With Orange Crush, Ivo Graham promises us either his best ever standup set, or a colour-coordinated breakdown. I’m not sure it’s either. Having been asked “What’s your favourite colour?” by his six-year-old kid, this show riffs on Graham’s fondness for orange – which doesn’t exactly scream standup with something essential to say. But he roams around the subject entertainingly enough, in an hour addressing Wotsits and Irn-Bru, his mother’s MS and his role in the campaign to save Swindon Town football club.
Alongside that material, Graham is bracingly outspoken on Palestine, to which cause he also lends his support. All of which, with his newfound suavity and recent rebranding (tongue in cheek or otherwise) as simply “Ivo”, made me wonder: whither the shy and self-abasing Graham of yesteryear? It mightn’t have been much fun to live, but it was a compelling comic persona – whereas Ivo 2.0, 34 years old and with a bit of swagger, is harder to grasp.
Not that he’s grown out of awkwardness. The stories here loop around reveals of Graham’s favourite orange things (“It’s time to lift the first cloche of the evening …”), and the first finds him banging into an old flame while riding a particularly manky Lime bike. In another, his plan is thwarted to pester Nick Hornby at a VIP dinner. There are one or two clunky audience interactions, too, that our host frets about more than is necessary. On the flipside, a cocky visual gag offsets any Orange Order anxieties among the Scottish crowd; and then there’s his “I’m the top Ivo” material, comparing himself to his humbler namesakes.

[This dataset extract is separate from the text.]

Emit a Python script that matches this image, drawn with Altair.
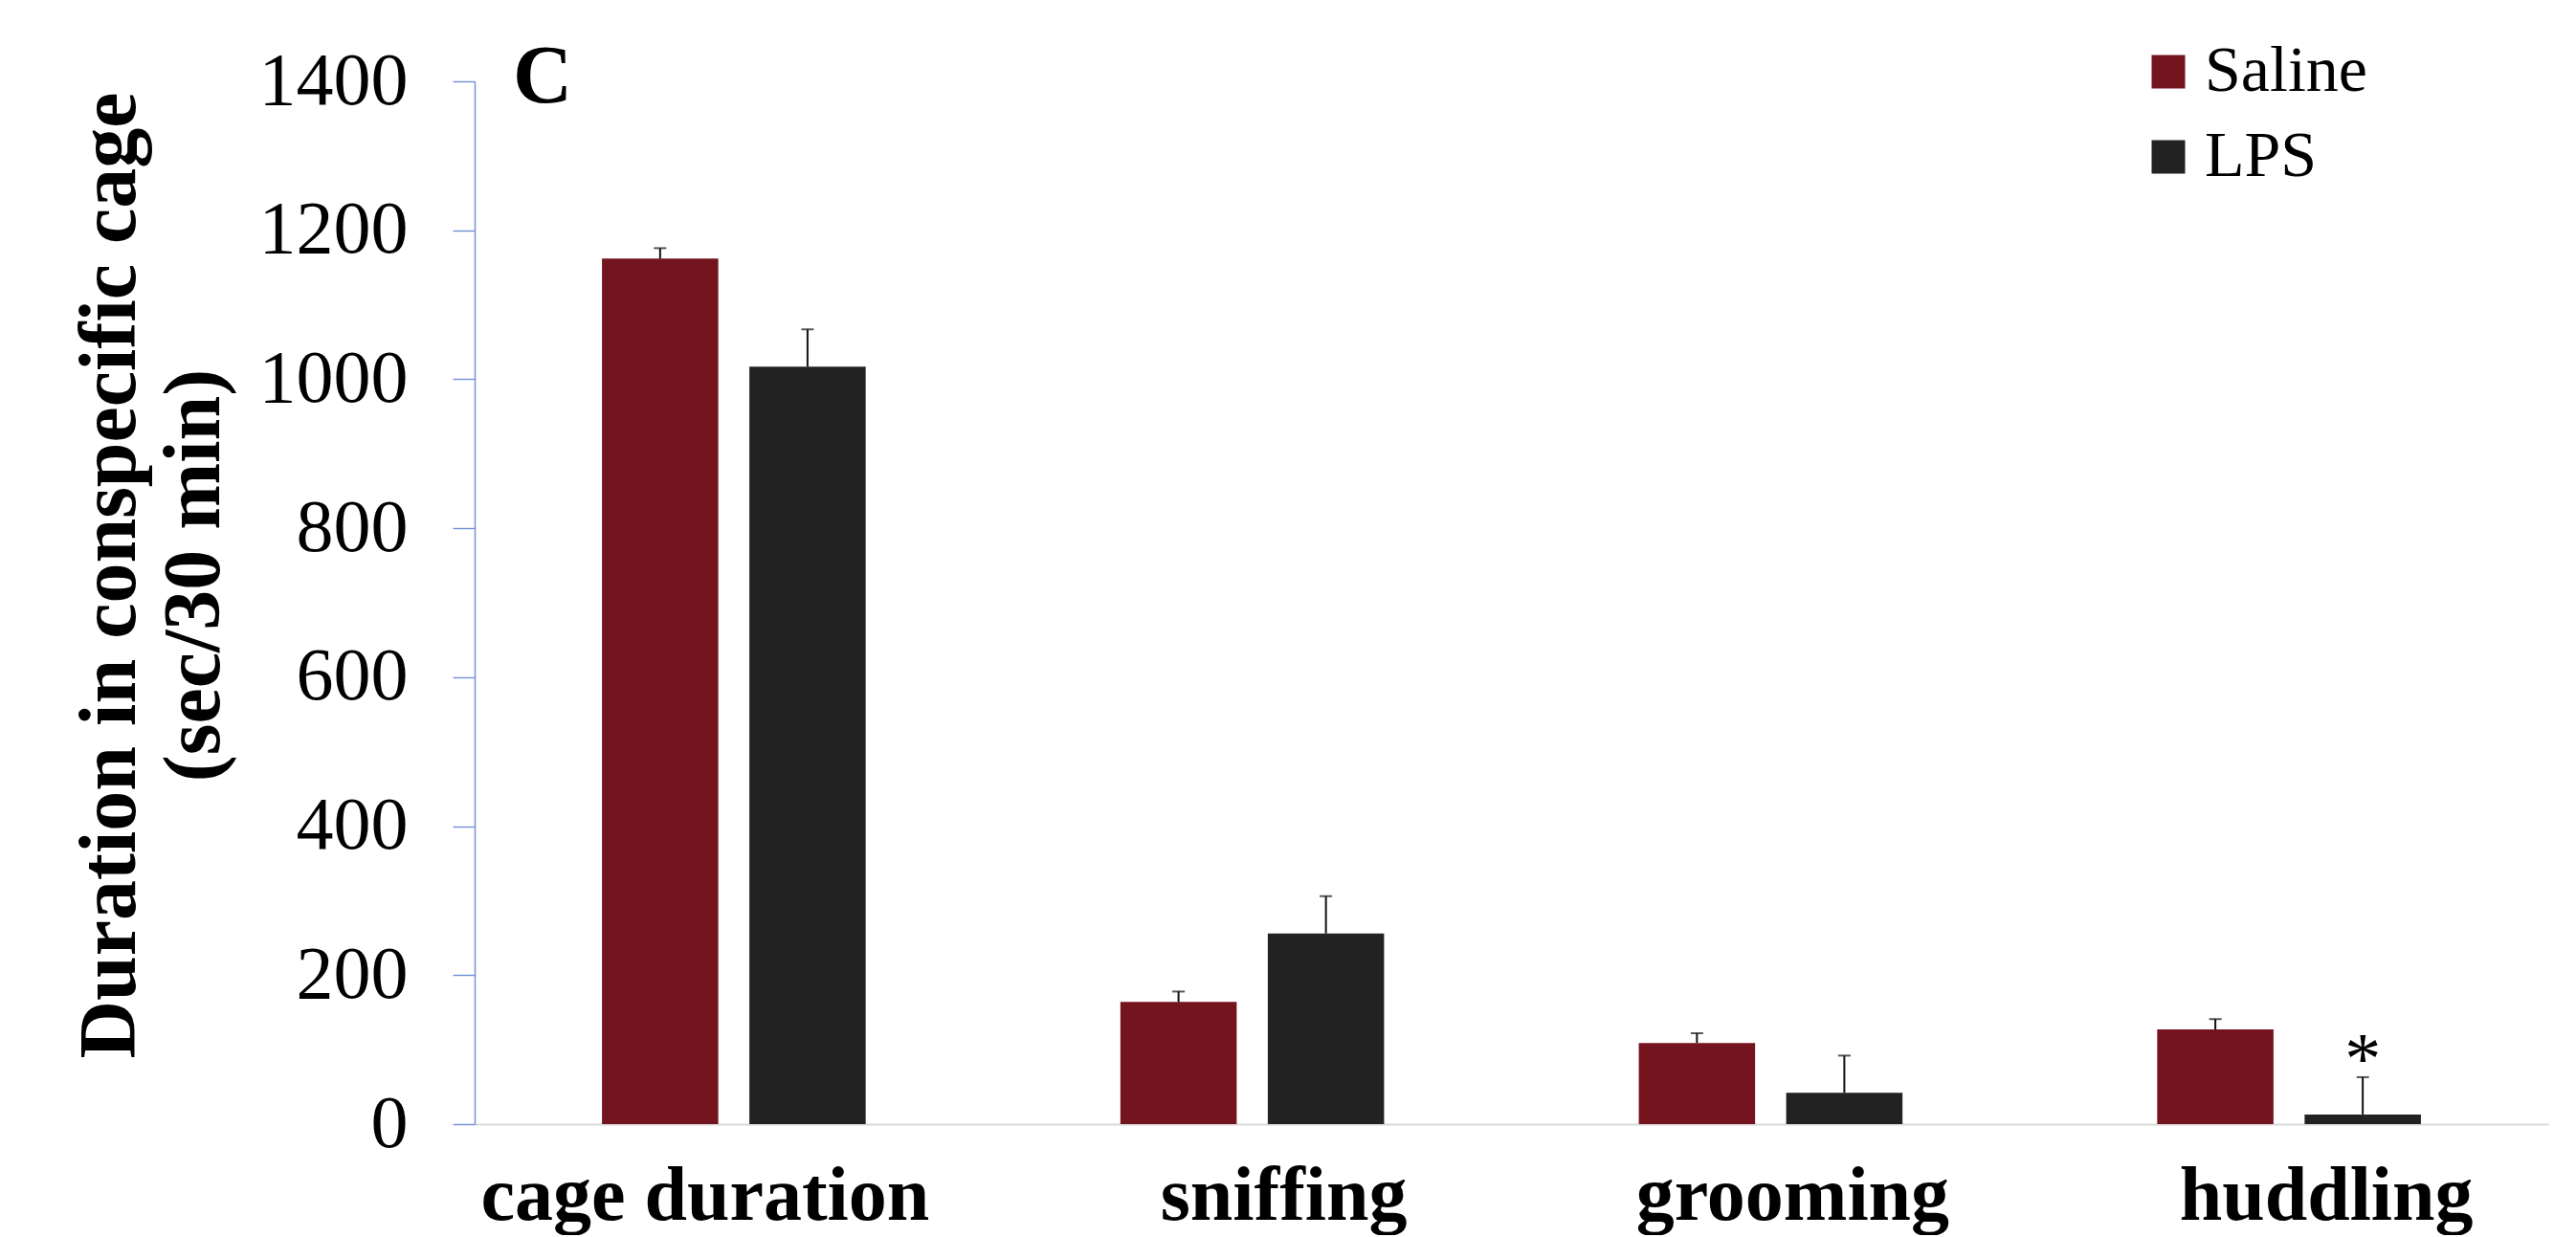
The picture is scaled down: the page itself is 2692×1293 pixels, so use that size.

One such is the rapper Drake (full name: Aubrey Drake Graham), and the comic knows well how funny it is for a posh Englishman to implicate himself in hip-hop “diss tracks”. His Eton background gives us the show’s funniest gag, too, about a careers fair at his former school. Much of what remains prompts smiles rather than belly laughs, with his tale of filming a video for his save Swindon campaign in particular feeling too many steps removed from the stage. It’s not a career best, but there are flashes in this chromatically themed outing of Graham in glorious Technicolor.